Source code of charts:
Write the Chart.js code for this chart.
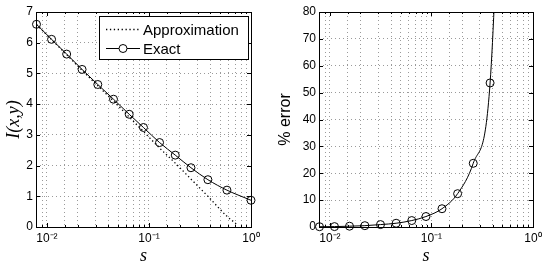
<!DOCTYPE html>
<html>
<head>
<meta charset="utf-8">
<script src="https://cdn.jsdelivr.net/npm/chart.js@4.4.1/dist/chart.umd.min.js"></script>
<style>
  html, body { margin: 0; padding: 0; background: #fff; }
  .wrap { position: absolute; top: 0; width: 273px; height: 267px; }
  .g1 { left: 0; }
  .g2 { left: 273px; }
</style>
</head>
<body>
<div class="wrap g1"><canvas id="c1" width="273" height="267"></canvas></div>
<div class="wrap g2"><canvas id="c2" width="273" height="267"></canvas></div>
<script>
// values
const sValues = [0.0079, 0.0111, 0.0156, 0.0221, 0.0315, 0.0449, 0.064, 0.0883, 0.127, 0.181, 0.258, 0.378, 0.581, 1.0];
const exactValues = [6.6, 6.11, 5.63, 5.13, 4.64, 4.16, 3.67, 3.24, 2.75, 2.34, 1.93, 1.54, 1.2, 0.87];

const approxS = [0.0079, 0.0111, 0.0156, 0.0221, 0.0315, 0.0449, 0.064, 0.0883, 0.127, 0.181, 0.258, 0.378, 0.581, 0.72];
const approxValues = [6.59, 6.1, 5.61, 5.1, 4.6, 4.1, 3.58, 3.11, 2.57, 2.08, 1.56, 1.0, 0.35, 0.1];

const errorS = [0.0079, 0.0111, 0.0156, 0.0221, 0.0315, 0.0449, 0.064, 0.0883, 0.127, 0.181, 0.258, 0.378, 0.581];
const errorValues = [0.1, 0.15, 0.3, 0.5, 0.9, 1.4, 2.4, 3.9, 6.8, 12.4, 23.7, 53.6, 243];

const xTickValues = [0.01, 0.1, 1];
const xTickLabels = ['10⁻²', '10⁻¹', '10⁰'];

Chart.defaults.font.family = '"Liberation Sans", Arial, sans-serif';
Chart.defaults.font.size = 12;
Chart.defaults.color = '#000';

const pts = (xs, ys) => xs.map((x, i) => ({ x: x, y: ys[i] }));

function xLabel(v) {
  let i = xTickValues.findIndex(t => Math.abs(Math.log10(v) - Math.log10(t)) < 1e-6);
  return i < 0 ? '' : xTickLabels[i];
}

function xAxis() {
  return {
    type: 'logarithmic', min: 0.0078125, max: 1,
    afterFit: s => { s.height = 40; },
    grid: { color: '#9a9a9a', lineWidth: 1, drawTicks: false },
    border: { display: false, dash: [1, 3] },
    ticks: { autoSkip: false, maxRotation: 0, padding: 4, callback: v => xLabel(v) },
    title: { display: true, text: 's', padding: 0,
      font: { family: '"Liberation Serif", serif', style: 'italic', size: 18 } }
  };
}

function yAxis(max, step, width, title, titleFont) {
  return {
    type: 'linear', min: 0, max: max,
    afterFit: s => { s.width = width; },
    grid: { color: '#9a9a9a', lineWidth: 1, drawTicks: false },
    border: { display: false, dash: [1, 3] },
    ticks: { stepSize: step, padding: 3 },
    title: { display: true, text: title, padding: { top: 3, bottom: 0 }, font: titleFont }
  };
}

const axesBox = {
  id: 'axesBox',
  afterDatasetsDraw(chart) {
    const { ctx, chartArea: a, scales } = chart;
    ctx.save();
    ctx.strokeStyle = '#000';
    ctx.lineWidth = 1;
    ctx.beginPath();
    scales.x.ticks.forEach(t => {
      let px = Math.round(scales.x.getPixelForValue(t.value)) + 0.5;
      let len = xLabel(t.value) ? 4 : 2;
      ctx.moveTo(px, a.bottom); ctx.lineTo(px, a.bottom - len);
      ctx.moveTo(px, a.top); ctx.lineTo(px, a.top + len);
    });
    scales.y.ticks.forEach(t => {
      let py = Math.round(scales.y.getPixelForValue(t.value)) + 0.5;
      ctx.moveTo(a.left, py); ctx.lineTo(a.left + 4, py);
      ctx.moveTo(a.right, py); ctx.lineTo(a.right - 4, py);
    });
    ctx.stroke();
    ctx.strokeRect(Math.round(a.left) + 0.5, Math.round(a.top) + 0.5,
      Math.round(a.right - a.left), Math.round(a.bottom - a.top));
    ctx.restore();
  }
};

const insideLegend = {
  id: 'insideLegend',
  afterDraw(chart) {
    if (!chart.options.plugins.insideLegend) return;
    const { ctx, chartArea } = chart;
    const w = 149, h = 43;
    const x = Math.round(chartArea.right - 3 - w), y = Math.round(chartArea.top + 4);
    ctx.save();
    ctx.fillStyle = '#fff';
    ctx.fillRect(x, y, w, h);
    ctx.strokeStyle = '#000';
    ctx.lineWidth = 1;
    ctx.strokeRect(x + 0.5, y + 0.5, w, h);
    ctx.font = '15px "Liberation Sans", Arial, sans-serif';
    ctx.textBaseline = 'middle';
    chart.data.datasets.forEach((ds, i) => {
      let ly = y + 13.5 + i * 19;
      ctx.strokeStyle = ds.borderColor;
      ctx.lineWidth = ds.borderWidth;
      ctx.setLineDash(ds.borderDash || []);
      ctx.beginPath(); ctx.moveTo(x + 7, ly); ctx.lineTo(x + 41, ly); ctx.stroke();
      ctx.setLineDash([]);
      if (ds.pointRadius) {
        ctx.beginPath();
        ctx.arc(x + 24, ly, ds.pointRadius, 0, Math.PI * 2);
        ctx.fillStyle = '#fff';
        ctx.fill();
        ctx.stroke();
      }
      ctx.fillStyle = '#000';
      ctx.fillText(ds.label, x + 44, ly + 1);
    });
    ctx.restore();
  }
};

new Chart(document.getElementById('c1'), {
  type: 'scatter',
  data: {
    datasets: [{
      label: 'Approximation',
      data: pts(approxS, approxValues),
      showLine: true, borderColor: '#000', borderWidth: 1.3, borderDash: [1.3, 2.6],
      pointRadius: 0, cubicInterpolationMode: 'monotone', clip: 6
    }, {
      label: 'Exact',
      data: pts(sValues, exactValues),
      showLine: true, borderColor: '#000', borderWidth: 1,
      pointRadius: 4, pointBorderWidth: 1, pointBorderColor: '#000', pointBackgroundColor: 'rgba(0,0,0,0)',
      cubicInterpolationMode: 'monotone', clip: 6
    }]
  },
  options: {
    responsive: false, animation: false,
    layout: { padding: { top: 12, right: 22, left: 0, bottom: 0 } },
    plugins: { legend: { display: false }, tooltip: { enabled: false }, insideLegend: true },
    scales: {
      x: xAxis(),
      y: yAxis(7, 1, 36, 'I(x,y)', { family: '"Liberation Serif", serif', style: 'italic', size: 18 })
    }
  },
  plugins: [axesBox, insideLegend]
});

new Chart(document.getElementById('c2'), {
  type: 'scatter',
  data: {
    datasets: [{
      label: '% error',
      data: pts(errorS, errorValues),
      showLine: true, borderColor: '#000', borderWidth: 1,
      pointRadius: 4, pointBorderWidth: 1, pointBorderColor: '#000', pointBackgroundColor: 'rgba(0,0,0,0)',
      cubicInterpolationMode: 'monotone', clip: { left: 6, right: 6, top: 0, bottom: 6 }
    }]
  },
  options: {
    responsive: false, animation: false,
    layout: { padding: { top: 12, right: 13, left: 0, bottom: 0 } },
    plugins: { legend: { display: false }, tooltip: { enabled: false }, insideLegend: false },
    scales: {
      x: xAxis(),
      y: yAxis(80, 10, 46, '% error', { size: 16 })
    }
  },
  plugins: [axesBox, insideLegend]
});
</script>
</body>
</html>
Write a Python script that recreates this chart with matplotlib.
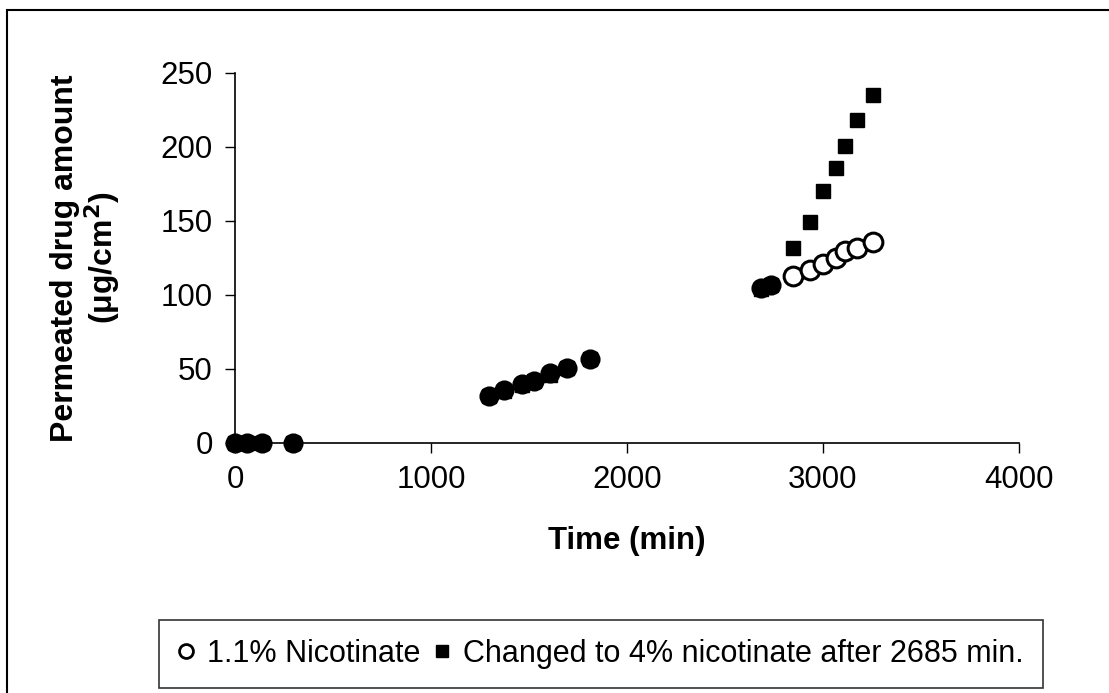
import matplotlib
matplotlib.use("Agg")
import matplotlib.pyplot as plt
from matplotlib.lines import Line2D
from matplotlib.patches import Rectangle

plt.rcParams['font.family'] = ['Liberation Sans', 'DejaVu Sans']

# Data (time in min, permeated amount in ug/cm2)
time_min = [0, 60, 140, 295, 1295, 1370, 1465, 1525, 1605, 1695, 1810,
            2685, 2735, 2845, 2935, 3000, 3065, 3110, 3175, 3255]
nicotinate_11 = [0, 0, 0, 0, 32, 36, 40, 42, 47, 51, 57,
                 105, 107, 113, 117, 121, 125, 130, 132, 136]
changed_4 = [0, 0, 0, 0, 32, 35, 39, 42, 46, 51, 57,
             104, 107, 132, 149, 170, 186, 201, 218, 235]
switch_time = 2735

x_ticks = [0, 1000, 2000, 3000, 4000]
y_ticks = [0, 50, 100, 150, 200, 250]
legend_labels = ["1.1% Nicotinate", "Changed to 4% nicotinate after 2685 min."]

W, H = 1109, 693
fig = plt.figure(figsize=(W / 100, H / 100), dpi=100)

# outer frame (right and bottom edges fall outside the picture)
fig.add_artist(Rectangle((7 / W, -0.1), 1.2, 0.1 + (H - 10) / H,
                         transform=fig.transFigure, fill=False,
                         edgecolor='black', linewidth=1.5, clip_on=False))

ax = fig.add_axes([235 / W, (H - 443) / H, (1019 - 235) / W, (443 - 73) / H])

ax.plot(time_min, changed_4, linestyle='none', marker='s', markersize=10,
        markerfacecolor='black', markeredgecolor='black', clip_on=False, zorder=3)

early_t = [t for t in time_min if t <= switch_time]
early_v = nicotinate_11[:len(early_t)]
late_t = time_min[len(early_t):]
late_v = nicotinate_11[len(early_t):]
ax.plot(early_t, early_v, linestyle='none', marker='o', markersize=13,
        markerfacecolor='black', markeredgecolor='black', markeredgewidth=1.5,
        clip_on=False, zorder=4)
ax.plot(late_t, late_v, linestyle='none', marker='o', markersize=13.5,
        markerfacecolor='white', markeredgecolor='black', markeredgewidth=2.2,
        clip_on=False, zorder=4)

ax.set_xlim(0, 4000)
ax.set_ylim(0, 250)
ax.set_xticks(x_ticks)
ax.set_yticks(y_ticks)
ax.tick_params(direction='out', length=7, width=1, labelsize=22.5, pad=9)
for s in ['top', 'right']:
    ax.spines[s].set_visible(False)
for s in ['left', 'bottom']:
    ax.spines[s].set_linewidth(1.2)

ax.set_xlabel("Time (min)", fontsize=22.5, fontweight='bold', labelpad=22)
ax.set_ylabel("Permeated drug amount\n(\u03bcg/cm$^\\mathbf{2}$)", fontsize=23,
              fontweight='bold', labelpad=28, linespacing=1.05)

handles = [
    Line2D([], [], linestyle='none', marker='o', markersize=10,
           markerfacecolor='white', markeredgecolor='black', markeredgewidth=2),
    Line2D([], [], linestyle='none', marker='s', markersize=8,
           markerfacecolor='black', markeredgecolor='black'),
]
leg = fig.legend(handles, legend_labels, loc='lower right',
                 bbox_to_anchor=(1043 / W, 5 / H), ncol=2, fontsize=22,
                 frameon=True, fancybox=False, edgecolor='black',
                 handlelength=0.5, handletextpad=0.45, columnspacing=0.45,
                 borderpad=0.62, borderaxespad=0)
leg.get_frame().set_linewidth(1.2)

fig.savefig("out.png", dpi=100)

# AIM
Leave out the pictures, and copy only the lines from the one holding "Write a Python" through the one holding "ax = fig.add_axes([235", exactly as written.

# EXERCISE ANSWER
Write a Python script that recreates this chart with matplotlib.
import matplotlib
matplotlib.use("Agg")
import matplotlib.pyplot as plt
from matplotlib.lines import Line2D
from matplotlib.patches import Rectangle

plt.rcParams['font.family'] = ['Liberation Sans', 'DejaVu Sans']

# Data (time in min, permeated amount in ug/cm2)
time_min = [0, 60, 140, 295, 1295, 1370, 1465, 1525, 1605, 1695, 1810,
            2685, 2735, 2845, 2935, 3000, 3065, 3110, 3175, 3255]
nicotinate_11 = [0, 0, 0, 0, 32, 36, 40, 42, 47, 51, 57,
                 105, 107, 113, 117, 121, 125, 130, 132, 136]
changed_4 = [0, 0, 0, 0, 32, 35, 39, 42, 46, 51, 57,
             104, 107, 132, 149, 170, 186, 201, 218, 235]
switch_time = 2735

x_ticks = [0, 1000, 2000, 3000, 4000]
y_ticks = [0, 50, 100, 150, 200, 250]
legend_labels = ["1.1% Nicotinate", "Changed to 4% nicotinate after 2685 min."]

W, H = 1109, 693
fig = plt.figure(figsize=(W / 100, H / 100), dpi=100)

# outer frame (right and bottom edges fall outside the picture)
fig.add_artist(Rectangle((7 / W, -0.1), 1.2, 0.1 + (H - 10) / H,
                         transform=fig.transFigure, fill=False,
                         edgecolor='black', linewidth=1.5, clip_on=False))

ax = fig.add_axes([235 / W, (H - 443) / H, (1019 - 235) / W, (443 - 73) / H])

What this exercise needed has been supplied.